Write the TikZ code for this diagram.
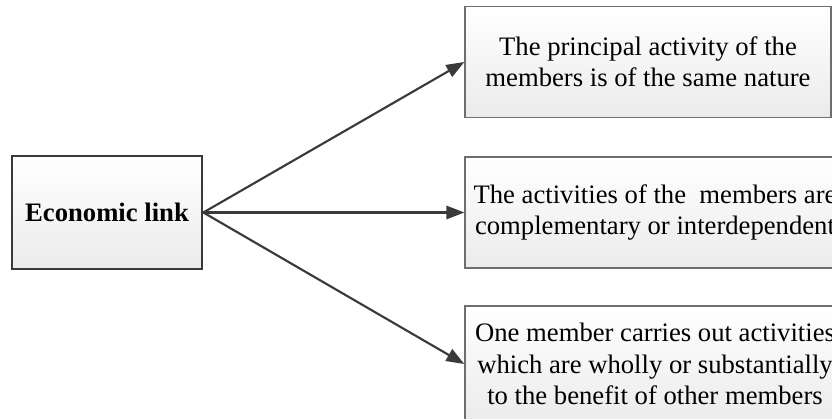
\documentclass[tikz,border=0pt]{standalone}
\usepackage{fontspec}
\setmainfont{Liberation Serif}
\usetikzlibrary{arrows.meta}
\definecolor{edgedark}{HTML}{3A3A3A}
\definecolor{edgegray}{HTML}{6E6E6E}
\definecolor{fillbottom}{HTML}{EBEBEB}
\tikzset{
  px/.style={x=0.75pt,y=-0.75pt},
  basebox/.style={rectangle, top color=white, bottom color=fillbottom,
    align=center, inner sep=0pt,
    font=\fontsize{20}{23.5}\selectfont},
  sourcebox/.style={basebox, draw=edgedark, line width=2pt,
    minimum width=142.5pt, minimum height=84.75pt, font=\fontsize{20}{23.5}\selectfont\bfseries},
  targetbox/.style={basebox, draw=edgegray, line width=1pt,
    minimum height=83.25pt},
  link/.style={draw=edgedark, line width=1.6pt,
    -{Triangle[length=13.5pt,width=10pt]}}
}
\begin{document}
\begin{tikzpicture}[px]
  \useasboundingbox (0,0) rectangle (832,418);
  \clip (0,0) rectangle (832,418);
  \node[sourcebox] (econ) at (107,212.5) {Economic link};
  \node[targetbox, minimum width=274.5pt] (same) at (648,62)
    {The principal activity of the\\members is of the same nature};
  \node[targetbox, minimum width=285pt] (compl) at (655,212.5)
    {The activities of the~ members are\\complementary or interdependent};
  \node[targetbox, minimum width=285pt, minimum height=87pt] (benefit) at (655,364)
    {One member carries out activities\\which are wholly or substantially\\to the benefit of other members};
  \draw[link] (econ.east) -- (same.west);
  \draw[link] (econ.east) -- (compl.west);
  \draw[link] (econ.east) -- (benefit.west);
\end{tikzpicture}
\end{document}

=-=-=-=-=

WRITTEN INSTRUCTION:
Copy the whole listing above word for word but do not carry over the pictures.

FULL OUTPUT:
Write the TikZ code for this diagram.
\documentclass[tikz,border=0pt]{standalone}
\usepackage{fontspec}
\setmainfont{Liberation Serif}
\usetikzlibrary{arrows.meta}
\definecolor{edgedark}{HTML}{3A3A3A}
\definecolor{edgegray}{HTML}{6E6E6E}
\definecolor{fillbottom}{HTML}{EBEBEB}
\tikzset{
  px/.style={x=0.75pt,y=-0.75pt},
  basebox/.style={rectangle, top color=white, bottom color=fillbottom,
    align=center, inner sep=0pt,
    font=\fontsize{20}{23.5}\selectfont},
  sourcebox/.style={basebox, draw=edgedark, line width=2pt,
    minimum width=142.5pt, minimum height=84.75pt, font=\fontsize{20}{23.5}\selectfont\bfseries},
  targetbox/.style={basebox, draw=edgegray, line width=1pt,
    minimum height=83.25pt},
  link/.style={draw=edgedark, line width=1.6pt,
    -{Triangle[length=13.5pt,width=10pt]}}
}
\begin{document}
\begin{tikzpicture}[px]
  \useasboundingbox (0,0) rectangle (832,418);
  \clip (0,0) rectangle (832,418);
  \node[sourcebox] (econ) at (107,212.5) {Economic link};
  \node[targetbox, minimum width=274.5pt] (same) at (648,62)
    {The principal activity of the\\members is of the same nature};
  \node[targetbox, minimum width=285pt] (compl) at (655,212.5)
    {The activities of the~ members are\\complementary or interdependent};
  \node[targetbox, minimum width=285pt, minimum height=87pt] (benefit) at (655,364)
    {One member carries out activities\\which are wholly or substantially\\to the benefit of other members};
  \draw[link] (econ.east) -- (same.west);
  \draw[link] (econ.east) -- (compl.west);
  \draw[link] (econ.east) -- (benefit.west);
\end{tikzpicture}
\end{document}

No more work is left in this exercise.